Tom Meier, Julius Baer

“The mainland China market is very different from Singapore and Hong Kong,” says Mr Meier. “We found that the most efficient way to tackle the onshore difficulty was through the tie-up with BOC. If you cannot service clients because you don’t have offerings, it makes sense to direct them to a partner that can offer complementary offerings,” he says.

Similarly, Geneva-based private bank Union Bancaire Privée (UBP) last year launched an asset management joint venture with Taiwan’s Chung Wei Yi, based in Hong Kong and Taiwan, in an attempt to target Asia for growth.

The Hong Kong business, UBP Asset Management (Asia), focuses on Asia ex-Japan and serves both local clients and UBP's global client base seeking access to Asian markets.

The partnership between UBP and Chung Wei Yi is established on the sharing of a common vision, which is to build a successful asset management operation in Asia, says Kai Lawrence Lo, chief executive of UBP Asset Management (Asia). “The complementary strength between UBP and Chung Wei Yi makes the foundation of the relationship,” he says.

While UBP has the technical know-how, Chung Wei Yi, through its local market knowledge, can assist in the distribution of products and services.
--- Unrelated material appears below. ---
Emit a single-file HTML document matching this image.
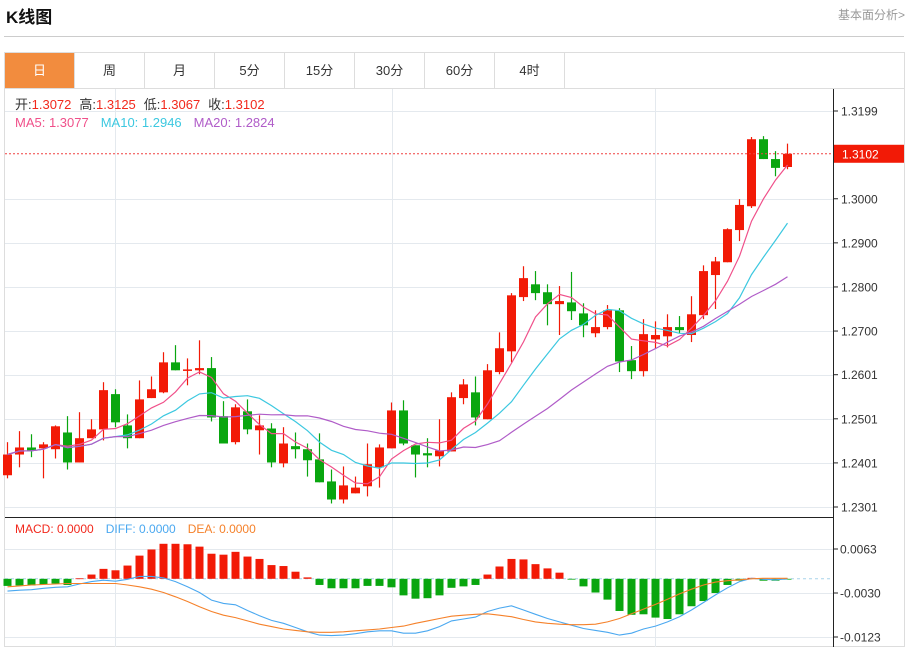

Indeed, while Chung Wei Yi requires strong investment expertise for managing its insurance funds, which UBP is able to provide, UBP counts on Chung Wei Yi’s support to raise its profile and generate new assets through its local network.

WORKS BOTH WAYS

However, the increasing tie-ups are not just between global and domestic players. Last year, Julius Baer took over Macquarie’s Asian private wealth portfolio. Under this arrangement, it was agreed that Julius Baer would refer investment banking clients in North and Southeast Asia to Macquarie, while Macquarie would refer private banking leads to Julius Baer. This way, Julius Baer, mainly a portfolio manager, is able to utilise Macquarie’s expertise in investment banking, while Macquarie is also able to focus on its key strengths.